(begin)

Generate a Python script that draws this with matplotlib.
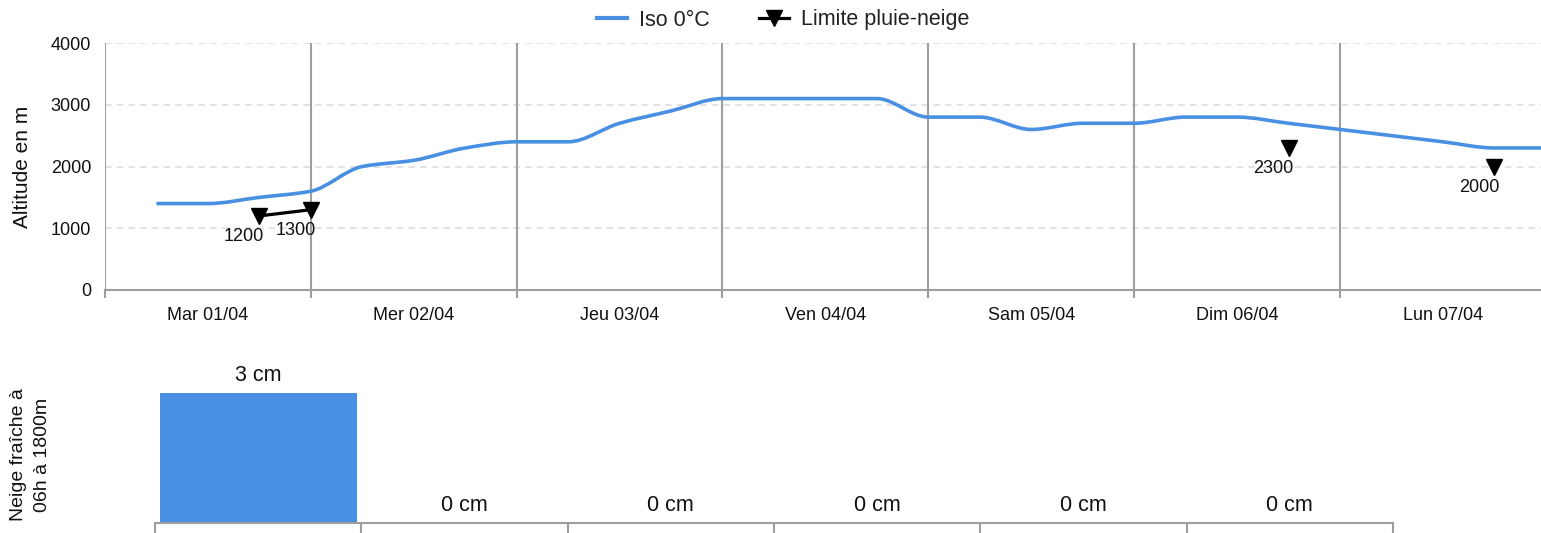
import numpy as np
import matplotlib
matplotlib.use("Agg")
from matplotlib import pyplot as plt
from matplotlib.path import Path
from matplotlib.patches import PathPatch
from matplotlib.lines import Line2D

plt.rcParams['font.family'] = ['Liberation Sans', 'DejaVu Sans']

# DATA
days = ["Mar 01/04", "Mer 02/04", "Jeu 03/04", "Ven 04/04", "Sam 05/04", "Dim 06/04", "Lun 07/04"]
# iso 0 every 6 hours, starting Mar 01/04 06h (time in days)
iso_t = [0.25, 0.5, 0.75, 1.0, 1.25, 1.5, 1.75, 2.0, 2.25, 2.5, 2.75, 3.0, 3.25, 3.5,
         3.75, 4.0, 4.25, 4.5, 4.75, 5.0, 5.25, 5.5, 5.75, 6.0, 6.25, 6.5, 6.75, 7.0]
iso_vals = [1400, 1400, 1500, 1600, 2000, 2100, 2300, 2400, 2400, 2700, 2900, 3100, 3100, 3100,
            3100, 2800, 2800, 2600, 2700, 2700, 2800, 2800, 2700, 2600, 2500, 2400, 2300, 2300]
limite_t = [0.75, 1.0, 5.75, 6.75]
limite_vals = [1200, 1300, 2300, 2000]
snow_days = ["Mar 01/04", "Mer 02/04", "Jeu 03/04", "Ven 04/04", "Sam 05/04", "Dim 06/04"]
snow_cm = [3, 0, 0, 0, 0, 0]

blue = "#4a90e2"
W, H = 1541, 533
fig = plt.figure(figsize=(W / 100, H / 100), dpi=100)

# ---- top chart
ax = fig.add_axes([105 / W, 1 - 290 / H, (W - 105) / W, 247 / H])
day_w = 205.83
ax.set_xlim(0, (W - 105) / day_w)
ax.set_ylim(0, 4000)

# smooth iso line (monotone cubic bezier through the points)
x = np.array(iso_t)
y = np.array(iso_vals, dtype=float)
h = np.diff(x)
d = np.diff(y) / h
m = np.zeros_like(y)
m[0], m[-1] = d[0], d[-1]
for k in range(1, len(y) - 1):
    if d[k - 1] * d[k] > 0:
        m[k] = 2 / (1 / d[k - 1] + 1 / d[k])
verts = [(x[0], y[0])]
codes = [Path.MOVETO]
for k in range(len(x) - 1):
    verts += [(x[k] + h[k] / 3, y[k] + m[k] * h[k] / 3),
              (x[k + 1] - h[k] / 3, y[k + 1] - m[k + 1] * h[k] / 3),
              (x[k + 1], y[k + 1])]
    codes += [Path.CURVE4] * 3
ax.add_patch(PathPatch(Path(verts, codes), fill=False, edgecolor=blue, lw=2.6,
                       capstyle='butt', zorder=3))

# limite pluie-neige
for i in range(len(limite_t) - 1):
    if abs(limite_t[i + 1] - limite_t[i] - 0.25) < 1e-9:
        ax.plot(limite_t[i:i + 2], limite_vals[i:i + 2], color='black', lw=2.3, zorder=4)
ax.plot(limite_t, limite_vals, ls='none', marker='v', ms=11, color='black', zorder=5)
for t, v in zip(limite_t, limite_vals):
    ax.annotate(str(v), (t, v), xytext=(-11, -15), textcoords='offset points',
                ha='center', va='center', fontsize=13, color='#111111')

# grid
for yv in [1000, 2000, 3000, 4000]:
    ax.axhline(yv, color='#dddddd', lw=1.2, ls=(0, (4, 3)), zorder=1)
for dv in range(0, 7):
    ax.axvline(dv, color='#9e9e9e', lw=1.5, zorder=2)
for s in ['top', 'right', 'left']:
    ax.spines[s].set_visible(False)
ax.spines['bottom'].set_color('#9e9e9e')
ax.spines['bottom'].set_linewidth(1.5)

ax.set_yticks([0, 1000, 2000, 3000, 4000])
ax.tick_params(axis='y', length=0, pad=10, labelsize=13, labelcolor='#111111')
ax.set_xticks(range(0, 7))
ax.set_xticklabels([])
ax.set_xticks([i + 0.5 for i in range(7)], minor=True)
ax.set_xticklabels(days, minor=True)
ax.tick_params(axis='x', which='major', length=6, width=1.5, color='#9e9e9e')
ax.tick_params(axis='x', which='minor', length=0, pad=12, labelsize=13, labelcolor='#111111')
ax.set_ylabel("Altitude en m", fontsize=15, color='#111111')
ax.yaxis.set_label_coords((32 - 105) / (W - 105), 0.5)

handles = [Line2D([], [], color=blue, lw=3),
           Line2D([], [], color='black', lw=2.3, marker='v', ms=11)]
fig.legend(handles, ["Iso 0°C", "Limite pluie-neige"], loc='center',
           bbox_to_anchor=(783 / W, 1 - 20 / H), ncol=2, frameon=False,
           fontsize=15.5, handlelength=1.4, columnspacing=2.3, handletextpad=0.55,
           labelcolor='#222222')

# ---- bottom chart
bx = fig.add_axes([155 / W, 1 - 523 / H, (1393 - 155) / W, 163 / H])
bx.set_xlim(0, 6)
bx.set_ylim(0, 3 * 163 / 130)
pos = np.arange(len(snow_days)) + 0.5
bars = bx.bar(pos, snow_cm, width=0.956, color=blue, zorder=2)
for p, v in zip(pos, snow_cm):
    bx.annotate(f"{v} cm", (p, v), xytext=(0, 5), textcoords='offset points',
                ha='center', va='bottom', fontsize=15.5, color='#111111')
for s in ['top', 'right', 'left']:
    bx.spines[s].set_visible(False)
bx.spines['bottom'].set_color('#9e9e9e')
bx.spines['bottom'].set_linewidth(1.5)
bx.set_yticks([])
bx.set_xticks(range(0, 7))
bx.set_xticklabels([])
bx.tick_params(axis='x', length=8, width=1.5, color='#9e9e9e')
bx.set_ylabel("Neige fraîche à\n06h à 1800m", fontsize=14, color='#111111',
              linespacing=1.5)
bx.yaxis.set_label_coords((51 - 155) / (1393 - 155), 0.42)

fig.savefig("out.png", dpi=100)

(end)

■ **STATED TASK**
Please repeat exactly the data above from its first line to the line that contains "plt.rcParams['font.family'] = ['Liberation", inclusive, and leave every picture out.

■ **EXERCISE ANSWER**
Generate a Python script that draws this with matplotlib.
import numpy as np
import matplotlib
matplotlib.use("Agg")
from matplotlib import pyplot as plt
from matplotlib.path import Path
from matplotlib.patches import PathPatch
from matplotlib.lines import Line2D

plt.rcParams['font.family'] = ['Liberation Sans', 'DejaVu Sans']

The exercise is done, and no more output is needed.